If you missed October's kokanee salmon spawning run in Taylor Creek, here's your second chance.
A second wave of fish is crowding into the creek, indicating that the habitat is successfully recovering from the 1997 floods.
"We've had different peaks in the run before but this one is a little unusual because the fish are a little larger than the first group that came through," said Jeff Reiner, Forest Service aquatics biologist.
Reiner said the first group of fish measured in at about 8 to 10 inches and the second group, which came along about a month later, measure about 10 to 12 inches.
Both groups are still under the normal maturation size of 13 to 16 inches, depending on sex.
The reduction in size may be attributed to an increase in salmon introduction by the California Department of Fish and Game.
In January 1997 floods ripped through Taylor Creek, destroying the gravelly bed where Lake Tahoe's salmon like to lay their eggs.
That spring, Fish and Game planted some 340,000 kokanee, double the normal annual plant, to compensate for a projected decline in reproduction.
Those fish are the same ones spawning in Taylor Creek now.
"If we increase our stocking numbers, the fish won't grow as large because the food is limited," said Dennis Lee, Fish and Game senior fishery biologist. "That's why the fish are smaller this year."
Kokanee salmon, which feed off plankton, were introduced to Lake Tahoe in the 1940s for angling enjoyment. Since then, the Fish and Game has sustained that population, using it for a breeding stock.
"We harvest about 1.5 million eggs out of Taylor Creek each year," said Patrick Foy, Fish and Game spokesman. "We lose about half those eggs and grow about 800,000 in our fish hatchery at the American River."
Each year, about 150,000 of the fish are returned to Tahoe. Three years later they are ready for their final mission - reproduction.
Once they find a suitable spawning ground - Taylor Creek or other gravelly tributaries and shorelines - the female salmon lay its eggs and the males fertilize. Once their mission is complete, the fish die.
Each fall, Taylor Creek hosts about 40,000 spawning salmon.
With the run sparking new energy, the biologists expect a normal reproduction cycle this year.
"Things look good and I don't know if it's because we helped out or if it's all Mother Nature's doing," Lee said.
This year's 1.5 million eggs have already been taken from Taylor Creek. The second group provides a bonus to the natural spawn.

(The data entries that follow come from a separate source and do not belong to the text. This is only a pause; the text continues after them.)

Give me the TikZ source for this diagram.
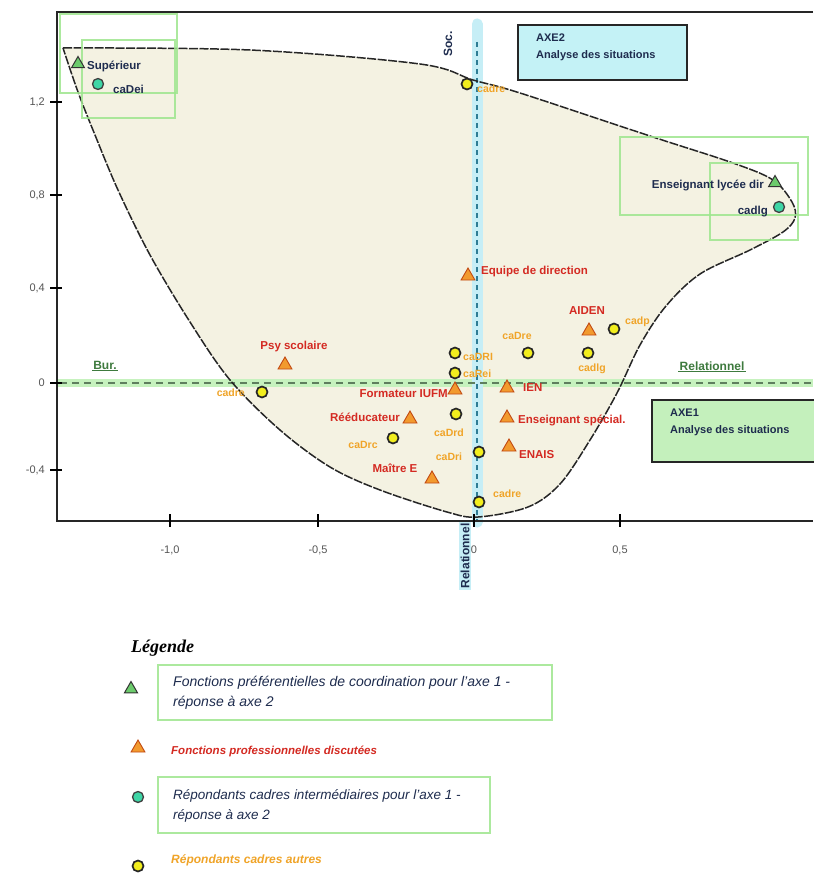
\documentclass[tikz,border=0pt]{standalone}
\usepackage{fontspec}
\setmainfont{Liberation Sans}
\newfontfamily\legserif{Liberation Serif}
\usetikzlibrary{shapes.geometric}

\definecolor{hullfill}{HTML}{F4F2E2}
\definecolor{hullline}{HTML}{262626}
\definecolor{labred}{HTML}{D42A22}
\definecolor{laborange}{HTML}{F0A428}
\definecolor{navytxt}{HTML}{1E2C4E}
\definecolor{axgreen}{HTML}{3E7A3E}
\definecolor{bandgreen}{HTML}{C6F2BE}
\definecolor{bandcyan}{HTML}{C6EEF6}
\definecolor{dashteal}{HTML}{2E7C94}
\definecolor{dashgreen}{HTML}{5E7E5E}
\definecolor{hilite}{HTML}{9EE68E}
\definecolor{axebleu}{HTML}{C4F2F6}
\definecolor{axevert}{HTML}{C4F0BC}
\definecolor{tricolor}{HTML}{F29A2E}
\definecolor{triedge}{HTML}{C24A12}
\definecolor{greentri}{HTML}{6CCB6C}
\definecolor{tealdot}{HTML}{3ED6A6}
\definecolor{yeldot}{HTML}{F2EE1E}
\definecolor{tickgray}{HTML}{555555}

\tikzset{
  lab/.style={font=\fontsize{11.5}{12}\selectfont\bfseries, inner sep=1pt},
  redlab/.style={lab, text=labred},
  orlab/.style={lab, text=laborange, font=\fontsize{10.5}{11}\selectfont\bfseries},
  navlab/.style={lab, text=navytxt},
  otri/.style={regular polygon, regular polygon sides=3, minimum size=16pt,
    inner sep=0pt, fill=tricolor, draw=triedge, line width=0.9pt},
  gtri/.style={regular polygon, regular polygon sides=3, minimum size=15pt,
    inner sep=0pt, fill=greentri, draw=black!80, line width=1pt},
  ydot/.style={circle, fill=yeldot, draw=black!85, line width=1.7pt,
    minimum size=11pt, inner sep=0pt},
  tdot/.style={circle, fill=tealdot, draw=black!75, line width=1.3pt,
    minimum size=11pt, inner sep=0pt},
  ticklab/.style={font=\fontsize{11}{12}\selectfont, text=tickgray, inner sep=1pt},
  hibox/.style={draw=hilite, line width=2.4pt, opacity=0.85},
  axeframe/.style={draw=black!85, line width=2pt},
  axetext/.style={align=left, inner sep=0pt,
    font=\fontsize{11}{17}\selectfont\bfseries, text=navytxt, anchor=north west},
  legtext/.style={font=\fontsize{14}{20}\selectfont\itshape, align=left,
    anchor=west, inner sep=1pt},
  axname/.style={font=\fontsize{12}{13}\selectfont\bfseries, inner sep=1pt},
  hullshape/.style={smooth, tension=0.55}
}

\begin{document}
\begin{tikzpicture}[x=1pt, y=-1pt]
\useasboundingbox (0,0) rectangle (813,877);
\fill[white] (0,0) rectangle (813,877);

% convex hull of the points (sharp corner at the upper left)
\def\hullpts{(63,48) (250,50) (420,64) (473,80) (520,93) (653,137) (733,163)
  (773,180) (792,202) (795,218) (783,232) (750,250) (700,274) (666,306)
  (640,345) (617,393) (590,440) (560,484) (528,507) (478,517) (447,512)
  (380,490) (330,467) (280,430) (230,380) (190,322) (150,255) (118,190)
  (95,135) (78,92) (63,48)}
\fill[hullfill] plot[hullshape] coordinates {\hullpts} -- cycle;

% axis bands and dashed zero lines
\draw[bandgreen, line width=8pt] (57,383) -- (813,383);
\draw[bandcyan, line width=11pt, line cap=round] (477,24) -- (477,522);
\draw[dashgreen, line width=2.6pt, dash pattern=on 7pt off 5pt] (60,383) -- (813,383);
\draw[dashteal, line width=1.8pt, dash pattern=on 5pt off 4pt] (477,42) -- (477,520);

% hull outline
\draw[hullline, line width=1.5pt, dash pattern=on 9pt off 1.5pt]
  plot[hullshape] coordinates {\hullpts};

% frame
\draw[black!85, line width=1.6pt] (813,12) -- (57,12) -- (57,521) -- (813,521);

% y ticks
\foreach \yy/\tt/\nm in {102/{1,2}/ya, 195/{0,8}/yb, 288/{0,4}/yc, 383/{0}/yd, 470/{-0,4}/ye}{
  \draw[black, line width=2pt] (50,\yy) -- (62,\yy);
  \node[ticklab, anchor=east] (\nm) at (46,\yy) {\tt};
}
% x ticks
\foreach \xx/\tt/\nm in {170/{-1,0}/xa, 318/{-0,5}/xb, 474/{0}/xc, 620/{0,5}/xd}{
  \draw[black, line width=1.6pt] (\xx,514) -- (\xx,527);
  \node[ticklab] (\nm) at (\xx,550) {\tt};
}

% axis names
\node[axname, text=navytxt, rotate=90] (soc) at (448,44) {Soc.};
\node[axname, text=navytxt, rotate=90, fill=bandcyan, inner sep=2pt] (relv) at (465,556) {Relationnel};
\node[axname, text=axgreen] (bur) at (105,365) {Bur.};
\draw[axgreen, line width=1.3pt] (bur.south west) -- (bur.south east);
\node[axname, text=axgreen] (relh) at (712,366) {Relationnel};
\draw[axgreen, line width=1.3pt] (relh.south west) -- (relh.south east);

% axis boxes
\draw[axeframe, fill=axebleu] (518,25) rectangle (687,80);
\node[axetext] (axe2) at (536,34) {AXE2\\Analyse des situations};
\draw[axeframe, fill=axevert] (652,400) rectangle (822,462);
\node[axetext] (axe1) at (670,409) {AXE1\\Analyse des situations};

% highlight frames
\draw[hibox] (60,14) rectangle (177,93);
\draw[hibox] (82,40) rectangle (175,118);
\draw[hibox] (620,137) rectangle (808,215);
\draw[hibox] (710,163) rectangle (798,240);

% preferred functions (green triangles)
\node[gtri] (sup) at (78,64) {};
\node[navlab, anchor=west] (suplab) at (86,66) {Supérieur};
\node[gtri] (ens1) at (775,183) {};
\node[navlab, anchor=east] (ens1lab) at (765,186) {Enseignant lycée dir};

% intermediate respondents (teal dots)
\node[tdot] (c1) at (98,84) {};
\node[navlab, anchor=west] (c1lab) at (112,89) {caDei};
\node[tdot] (c2) at (779,207) {};
\node[navlab, anchor=east] (c2lab) at (769,212) {cadlg};

% discussed functions (orange triangles)
\node[otri] (eqd) at (468,276) {};
\node[redlab, anchor=west] (eqdlab) at (480,272) {Equipe de direction};
\node[otri] (aiden) at (589,331) {};
\node[redlab] (aidenlab) at (587,311) {AIDEN};
\node[otri] (psy) at (285,365) {};
\node[redlab] (psylab) at (294,347) {Psy scolaire};
\node[otri] (iufm) at (455,390) {};
\node[redlab, anchor=east] (iufmlab) at (449,394) {Formateur IUFM};
\node[otri] (reed) at (410,419) {};
\node[redlab, anchor=east] (reedlab) at (401,417) {Rééducateur};
\node[otri] (mE) at (432,479) {};
\node[redlab] (mElab) at (395,468) {Maître E};
\node[otri] (ien) at (507,388) {};
\node[redlab, anchor=west] (ienlab) at (522,388) {IEN};
\node[otri] (ensp) at (507,418) {};
\node[redlab, anchor=west] (ensplab) at (517,420) {Enseignant spécial.};
\node[otri] (enais) at (509,447) {};
\node[redlab, anchor=west] (enaislab) at (518,455) {ENAIS};

% other respondents (yellow dots)
\node[ydot] (d1) at (467,84) {};
\node[orlab, anchor=west] (d1lab) at (476,89) {cadre};
\node[ydot] (d2) at (455,353) {};
\node[orlab, anchor=west] (d2lab) at (462,357) {caDRI};
\node[ydot] (d3) at (455,373) {};
\node[orlab, anchor=west] (d3lab) at (462,374) {caRei};
\node[ydot] (d4) at (528,353) {};
\node[orlab] (d4lab) at (517,336) {caDre};
\node[ydot] (d5) at (588,353) {};
\node[orlab] (d5lab) at (592,369) {cadlg};
\node[ydot] (d6) at (614,329) {};
\node[orlab, anchor=west] (d6lab) at (624,322) {cadp};
\node[ydot] (d7) at (262,392) {};
\node[orlab, anchor=east] (d7lab) at (246,393) {cadre};
\node[ydot] (d8) at (456,414) {};
\node[orlab] (d8lab) at (449,433) {caDrd};
\node[ydot] (d9) at (393,438) {};
\node[orlab] (d9lab) at (363,445) {caDrc};
\node[ydot] (d10) at (479,452) {};
\node[orlab] (d10lab) at (449,457) {caDri};
\node[ydot] (d11) at (479,502) {};
\node[orlab, anchor=west] (d11lab) at (492,494) {cadre};

% legend
\node[font=\legserif\fontsize{18}{20}\selectfont\itshape\bfseries, anchor=west, inner sep=0pt]
  (legtitle) at (131,648) {Légende};

\draw[hibox] (158,665) rectangle (552,720);
\node[gtri] (lg1) at (131,689) {};
\node[legtext, text=navytxt] (lg1t) at (172,693)
  {Fonctions préférentielles de coordination pour l'axe 1 -\\réponse à axe 2};

\node[otri] (lg2) at (138,748) {};
\node[legtext, text=labred, font=\fontsize{11.5}{20}\selectfont\itshape\bfseries] (lg2t) at (170,751)
  {Fonctions professionnelles discutées};

\draw[hibox] (158,777) rectangle (490,833);
\node[tdot] (lg3) at (138,797) {};
\node[legtext, text=navytxt, font=\fontsize{13.5}{20}\selectfont\itshape] (lg3t) at (172,806)
  {Répondants cadres intermédiaires pour l'axe 1 -\\réponse à axe 2};

\node[ydot] (lg4) at (138,866) {};
\node[legtext, text=laborange, font=\fontsize{12}{20}\selectfont\itshape\bfseries] (lg4t) at (170,860)
  {Répondants cadres autres};
\end{tikzpicture}
\end{document}
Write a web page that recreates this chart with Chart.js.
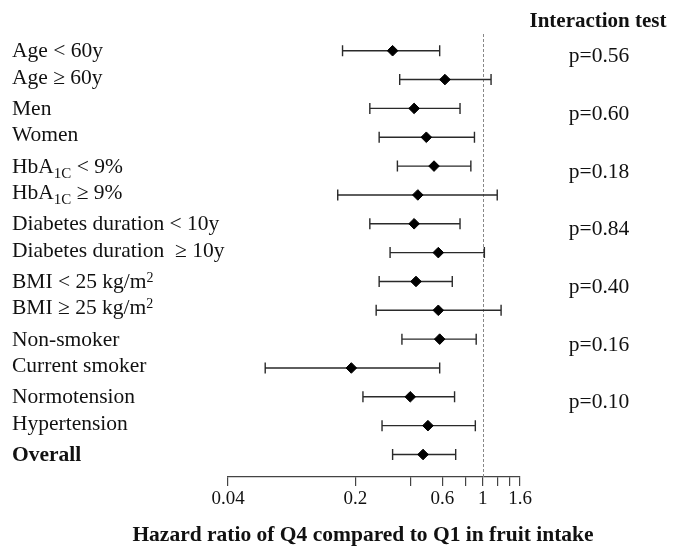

To view the fish in action visit the Taylor Creek bridge north of Camp Richardson on California State Route 89. The Forest Service's stream profile chamber, which allows a look into the creek's depths, is closed for the season. The second wave is expected to last through Thanksgiving.
The females average length is 13 to 14 inches, and the males are 15 to 16 inches long. Normally, their backs are dark blue and their sides are silvery, but as spawning season approaches, both sexes blush, or turn red. The jaw of the male develops a hook, and a hump forms in its back.
The kokanee require cool 42- to 55-degree water temperatures for spawning, dictating exactly when they swim up Taylor Creek. By the time the kokanee reach the stream in late September or October, they have lost their stomachs and have only one thing left to do before they die - reproduce. The female releases her eggs, the male fertilizes them and then they protect the nest for the rest of their lives, which is only a few days.
Kokanee eggs hatch within three to five months depending on water temperature. The fry live on the yolk sack for 30 to 45 days. After that, they emerge from the gravel and move to the lake. From the 200 to 1,800 eggs laid each year, only a few will survive to adulthood, and even fewer will live to spawn. After two to four years, the kokanee return to Taylor Creek to spawn. All kokanee die after spawning. Their bodies decompose in the stream, providing a winter food source for bald eagles, gulls, great blue herons, raccoons, coyotes and other animals.